Age: infant, child, young, middleAge, senior, unknown. Additionally, we add smallAgeDiff, middleAgeDiff, largeAgeDiff, because age difference is important for distinguishing social relations. We use head age and body age respectively trained on the head and body images of PIPA.
Gender: male, female. We add sameGender, diffGender. Same with the age case, we use head gender and body gender.
Location & Scale: composed of 4-dim location coordinates (x, y, width, height), relativeDistance (far, close) and relativeSizeRatio (large, small). Directly collected from head/body locations in PIPA.
Head appearance: totally 40 attributes such as straight hair, wavy hair, wearing earring, wearing hat and so on. The model is trained on the Celebfaces Attributes dataset (CelebA).
Head pose & face emotion: Poses are frontal, left, right, up and down. Emotions are anger, happiness, sadness, surprise, fear, disgust and neutral. Both models are trained on the India Movie Face database (IMFDB).
Clothing: longHair, glasses, hat, tShirt, shorts, jeans, longPants and longSleeves. The model is trained on the Berkeley People Attribute dataset.
Immediacy & activity: directly use the published models of immediacy and activity.

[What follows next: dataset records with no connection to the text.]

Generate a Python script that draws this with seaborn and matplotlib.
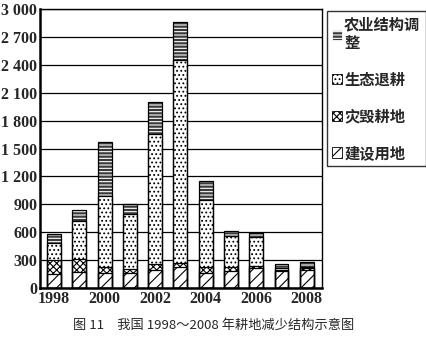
import matplotlib
matplotlib.use("Agg")
import matplotlib.pyplot as plt
import seaborn as sns
import pandas as pd
import numpy as np
from matplotlib.patches import Patch

years = ["1998", "1999", "2000", "2001", "2002", "2003", "2004", "2005", "2006", "2007", "2008"]
construction = [150, 175, 160, 165, 197, 229, 160, 180, 210, 180, 190]   # 建设用地
disaster = [150, 140, 65, 40, 56, 40, 60, 40, 30, 15, 25]                 # 灾毁耕地
ecology = [185, 400, 760, 590, 1400, 2190, 730, 340, 310, 20, 15]         # 生态退耕
agri = [90, 120, 590, 110, 350, 400, 200, 50, 40, 45, 50]                 # 农业结构调整
series_names = ["农业结构调整", "生态退耕", "灾毁耕地", "建设用地"]
yticks = [0, 300, 600, 900, 1200, 1500, 1800, 2100, 2400, 2700, 3000]
ytick_labels = ["0", "300", "600", "900", "1 200", "1 500", "1 800", "2 100", "2 400", "2 700", "3 000"]
xtick_labels = ["1998", "", "2000", "", "2002", "", "2004", "", "2006", "", "2008"]
caption = "图 11　我国 1998～2008 年耕地减少结构示意图"

sns.set_style("white")
plt.rcParams['font.family'] = ['Liberation Serif', 'Noto Sans CJK SC', 'DejaVu Sans']
plt.rcParams['hatch.linewidth'] = 0.8

df = pd.DataFrame({"year": years, "建设用地": construction, "灾毁耕地": disaster,
                   "生态退耕": ecology, "农业结构调整": agri})
layers = ["建设用地", "灾毁耕地", "生态退耕", "农业结构调整"]
cum = df[layers].cumsum(axis=1)

styles = {
    "农业结构调整": dict(facecolor="#3a3a3a", hatch="-----", edgecolor="white"),
    "生态退耕": dict(facecolor="white", hatch="....", edgecolor="black"),
    "灾毁耕地": dict(facecolor="white", hatch="xxxxx", edgecolor="black"),
    "建设用地": dict(facecolor="white", hatch="///", edgecolor="black"),
}

fig = plt.figure(figsize=(4.27, 3.46), dpi=100)
ax = fig.add_axes([0.094, 0.168, 0.66, 0.805])

# draw cumulative totals from top layer downward so lower layers overlay
for name in reversed(layers):
    st = styles[name]
    sns.barplot(x=df["year"], y=cum[name], ax=ax, width=0.55, color=st["facecolor"],
                hatch=st["hatch"], edgecolor=st["edgecolor"], linewidth=0, saturation=1)
# segment outlines
for name in layers:
    sns.barplot(x=df["year"], y=cum[name], ax=ax, width=0.55, fill=False,
                edgecolor="black", linewidth=0.9)

ax.set_ylim(0, 3000)
ax.set_xlim(-0.55, 10.6)
ax.set_yticks(yticks)
ax.set_yticklabels(ytick_labels, fontweight="bold", fontsize=11.5)
ax.set_xticks(range(len(years)))
ax.set_xticklabels(xtick_labels, fontweight="bold", fontsize=11.5)
ax.set_xlabel("")
ax.set_ylabel("")
ax.tick_params(axis="both", length=0, pad=2)
ax.yaxis.grid(True, color="black", linewidth=0.9)
ax.set_axisbelow(True)
for s in ax.spines.values():
    s.set_color("black")
    s.set_linewidth(1.0)
ax.spines["left"].set_linewidth(1.8)
ax.spines["bottom"].set_linewidth(1.8)

handles = [Patch(**styles[n]) for n in series_names]
for h in handles:
    h.set_linewidth(0.6)
labels = ["农业结构调\n整", "生态退耕", "灾毁耕地", "建设用地"]
leg = fig.legend(handles, labels, loc="upper right", bbox_to_anchor=(0.997, 0.968),
                 frameon=True, fancybox=False, edgecolor="black",
                 handlelength=0.65, handleheight=0.65, handletextpad=0.15,
                 labelspacing=1.35, borderpad=0.35, borderaxespad=0,
                 prop={'family': ['Noto Sans CJK SC'], 'size': 11, 'weight': 'bold'})
leg.get_frame().set_linewidth(1.0)

fig.text(0.5, 0.06, caption, ha="center", va="center", fontsize=9.5,
         family=['Noto Sans CJK SC', 'DejaVu Sans'])

fig.savefig("out.png", dpi=100)
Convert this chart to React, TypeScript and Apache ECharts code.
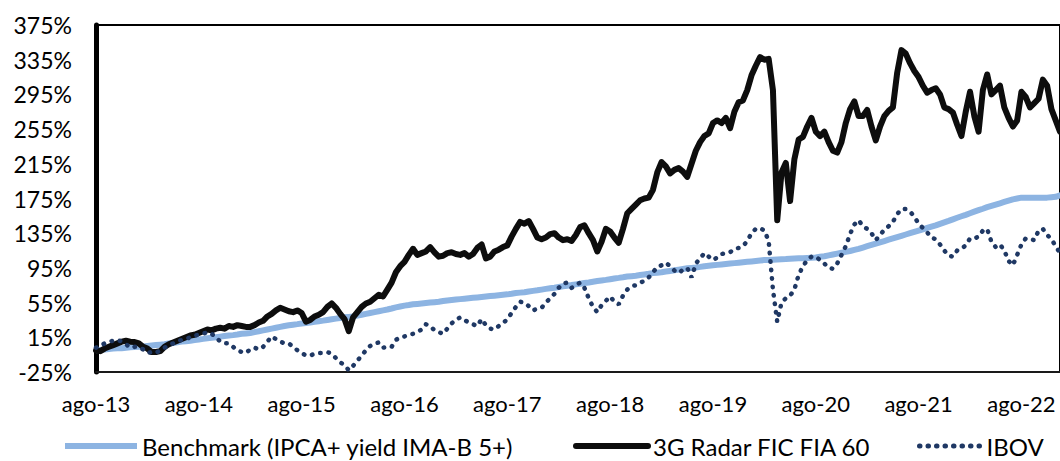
import React, { useEffect, useRef } from "react";
import * as echarts from "echarts";

// Semi-monthly observations from Aug-2013 (index 0) to early Jan-2023 (index 225)
const monthNames = ["jan", "fev", "mar", "abr", "mai", "jun", "jul", "ago", "set", "out", "nov", "dez"];
const startYear = 2013;
const startMonth = 7; // August
const pointsCount = 226;

const yearTickLabels = ["ago-13", "ago-14", "ago-15", "ago-16", "ago-17", "ago-18", "ago-19", "ago-20", "ago-21", "ago-22"];

const seriesNames = ["Benchmark (IPCA+ yield IMA-B 5+)", "3G Radar FIC FIA 60", "IBOV"];

const benchmark = [
  0, 0.5, 1, 1.5, 2, 2.3, 2.5, 3, 3.5, 3.8, 4, 4.5, 5, 5.5, 6, 6.5, 7, 7.8, 8.5, 9.2, 10, 10.5, 11, 11.8, 12.5,
  13.2, 14, 14.5, 15, 15.8, 16.5, 17, 17.5, 18.2, 19, 19.5, 20, 21, 22, 23, 24, 25, 26, 27, 28, 28.8, 29.5, 30.2, 31,
  31.5, 32, 32.8, 33.5, 34.2, 35, 35.8, 36.5, 37.2, 38, 38.5, 39, 40, 41, 42, 43, 44, 45, 46, 47, 48.2, 49.5, 50.5, 51.5,
  52.2, 53, 53.5, 54, 54.5, 55, 55.5, 56, 56.8, 57.5, 58, 58.5, 59, 59.5, 60, 60.5, 61, 61.5, 62, 62.5, 63, 63.5, 64, 64.5,
  65.2, 66, 66.5, 67, 67.8, 68.5, 69.2, 70, 70.8, 71.5, 72.2, 73, 73.8, 74.5, 75.2, 76, 76.8, 77.5, 78.2, 79, 79.8, 80.5, 81.2,
  82, 82.8, 83.5, 84.2, 85, 85.5, 86, 86.8, 87.5, 88.2, 89, 89.5, 90, 90.8, 91.5, 92.2, 93, 93.8, 94.5, 95, 95.5, 96.2,
  97, 97.5, 98, 98.5, 99, 99.5, 100, 100.5, 101, 101.5, 102, 102.5, 103, 103.5, 104, 104.2, 104.5, 104.8, 105, 105.2, 105.5, 105.8,
  106, 106.2, 106.5, 106.8, 107, 107.8, 108.5, 109.5, 110.5, 111.5, 112.5, 113.5, 114.5, 115.8, 117, 118.5, 120, 121.5, 123, 124.5, 126,
  127.5, 129, 130.5, 132, 133.5, 135, 136.5, 138, 139.5, 141, 142.5, 144, 145.8, 147.5, 149.2, 151, 152.8, 154.5, 156.2, 158, 159.8, 161.5, 163.2,
  165, 166.5, 168, 169.5, 171, 172.5, 174, 175, 176, 176, 176, 176, 176, 176, 176, 176.5, 177, 178.5, 180, 182,
];

const radar = [
  0, -1, 2, 4, 6, 8, 10, 11, 10, 9.6, 8, 4, 2, -2, -2, -1, 4, 7, 9, 11, 13, 15, 17, 18, 20,
  22, 24, 23, 25, 26, 25, 28, 27, 29, 28, 27, 27, 29, 32, 34, 39, 42, 46, 49, 47, 45, 44, 46, 43, 33,
  35, 39, 41, 44, 50, 54, 49, 42, 36, 22, 38, 44, 50, 54, 56, 60, 64, 62, 70, 78, 90, 97, 102, 110, 117,
  110, 112, 114, 119, 113, 108, 109, 112, 113, 111, 110, 112, 108, 111, 118, 122, 106, 108, 114, 116, 119, 121, 131, 140, 148,
  146, 149, 140, 130, 128, 130, 134, 135, 130, 127, 128, 126, 133, 142, 144, 135, 127, 114, 125, 140, 137, 130, 124, 140, 158,
  163, 168, 173, 175, 176, 185, 205, 217, 212, 204, 208, 210, 206, 200, 215, 230, 240, 247, 250, 262, 265, 262, 268, 256, 275,
  286, 288, 300, 317, 328, 338, 335, 336, 300, 150, 205, 216, 172, 220, 243, 246, 258, 268, 252, 247, 252, 240, 230, 228, 240,
  262, 278, 287, 270, 270, 277, 258, 242, 258, 270, 276, 280, 320, 346, 342, 331, 322, 315, 305, 297, 300, 302, 295, 280, 278,
  274, 260, 247, 275, 298, 270, 252, 300, 318, 295, 300, 305, 280, 268, 258, 265, 298, 292, 280, 285, 290, 312, 305, 278, 265,
  252,
];

const ibov = [
  3, 5, 8, 10, 11, 12, 10, 7, 3, 4, 4, 1, -3, -2, -3, 0, 3, 6, 8, 10, 12, 13, 15, 17, 18,
  19, 21, 19, 15, 10, 8, 8, 4, 0, -2, -3, 1, 3, 1, 4, 10, 16, 13, 10, 8, 8, 4, 0, -3, -6,
  -6, -4, -3, -3, -2, -4, -9, -14, -17, -23, -18, -12, -6, 0, 5, 8, 9, 3, 4, 4, 12, 15, 16, 18, 19,
  21, 24, 30, 28, 23, 21, 19, 25, 31, 35, 38, 35, 32, 30, 28, 36, 29, 25, 24, 28, 31, 36, 43, 50, 56,
  55, 51, 46, 48, 49, 55, 60, 65, 72, 77, 78, 72, 75, 78, 72, 60, 50, 44, 52, 57, 62, 56, 53, 63, 70,
  74, 75, 78, 80, 84, 90, 96, 98, 101, 97, 92, 89, 93, 95, 84, 100, 106, 112, 108, 104, 107, 111, 112, 113, 117,
  118, 120, 126, 135, 140, 141, 138, 126, 70, 33, 55, 60, 63, 70, 87, 97, 104, 108, 108, 104, 100, 95, 94, 100, 110,
  120, 134, 145, 150, 143, 140, 135, 127, 133, 139, 143, 148, 157, 163, 163, 160, 154, 146, 141, 136, 130, 128, 122, 115, 109,
  108, 115, 117, 121, 129, 129, 131, 138, 140, 125, 119, 122, 115, 103, 98, 110, 122, 129, 128, 127, 138, 140, 133, 128, 120,
  112,
];

const categories: string[] = [];
for (let i = 0; i < pointsCount; i++) {
  const mIdx = startMonth + Math.floor(i / 2);
  const year = startYear + Math.floor(mIdx / 12);
  const mon = mIdx % 12;
  categories.push(`${i % 2 === 0 ? "01" : "15"}/${monthNames[mon]}/${year}`);
}

const FONT = "Lato";
const legendLefts = [62, 573, 917];
const legendItemWidths = [72, 72, 62];
const legendLineWidths = [6, 6, 5];

export default function App() {
  const ref = useRef<HTMLDivElement>(null);
  useEffect(() => {
    if (!ref.current) return;
    const chart = echarts.init(ref.current, undefined, { renderer: "svg" });
    chart.setOption({
      animation: false,
      backgroundColor: "#ffffff",
      textStyle: { fontFamily: FONT },
      grid: {
        left: 96,
        right: 0,
        top: 25,
        bottom: 89,
        show: true,
        borderColor: "#000000",
        borderWidth: 2,
      },
      legend: seriesNames.map((name, k) => ({
        show: true,
        left: legendLefts[k],
        top: 434,
        padding: 0,
        itemWidth: legendItemWidths[k],
        itemHeight: 14,
        itemGap: 6,
        itemStyle: { opacity: 0 },
        lineStyle: { width: legendLineWidths[k] },
        textStyle: { fontFamily: FONT, fontSize: 24, color: "#000000" },
        data: [name],
      })),
      xAxis: {
        type: "category",
        data: categories,
        boundaryGap: false,
        axisLine: { show: true, onZero: false, lineStyle: { color: "#1a1a1a", width: 2 } },
        axisTick: { show: false },
        splitLine: { show: false },
        axisLabel: {
          interval: 23,
          margin: 20,
          fontFamily: FONT,
          fontSize: 22,
          color: "#000000",
          formatter: (_v: string, idx: number) => yearTickLabels[Math.round(idx / 24)] ?? "",
        },
      },
      yAxis: {
        type: "value",
        min: -25,
        max: 375,
        interval: 40,
        axisLine: { show: true, lineStyle: { color: "#000000", width: 5 } },
        axisTick: { show: false },
        splitLine: { show: false },
        axisLabel: {
          margin: 24,
          fontFamily: FONT,
          fontSize: 23,
          color: "#000000",
          formatter: (v: number) => `${v}%`,
        },
      },
      series: [
        {
          name: seriesNames[0],
          type: "line",
          data: benchmark,
          symbol: "none",
          lineStyle: { color: "#8DB4E2", width: 6 },
          itemStyle: { color: "#8DB4E2" },
        },
        {
          name: seriesNames[1],
          type: "line",
          data: radar,
          symbol: "none",
          lineStyle: { color: "#0D0D0D", width: 6, join: "round", cap: "round" },
          itemStyle: { color: "#0D0D0D" },
        },
        {
          name: seriesNames[2],
          type: "line",
          data: ibov,
          symbol: "none",
          lineStyle: { color: "#1F3864", width: 4.5, type: [0.5, 8], cap: "round" },
          itemStyle: { color: "#1F3864" },
        },
      ],
    });
    return () => chart.dispose();
  }, []);
  return (
    <div
      ref={ref}
      style={{ position: "fixed", left: 0, top: 0, width: 1060, height: 461 }}
    />
  );
}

All fine-tuned models using different attribute datasets can be found here.

An implementation with tensorflow can be found here.

References

[1] Sun, Q., Schiele, B. and Fritz, M.: A Domain Based Approach to Social Relation Recognition. CVPR 2017. [Paper]

[2] Bugental, D.B.: Acquisition of the Algorithms of Social Life: A Domain-Based Approach. Psychological Bulletin, Vol. 126, No. 2, pp. 187-219, 2000.

[3] Zhang, N., Paluri, M., Taigman, Y., Fergus, R. and Bourdev, L.: Beyond frontal faces: Improving person recognition using multiple cues. CVPR 2015. pp. 4804-4813.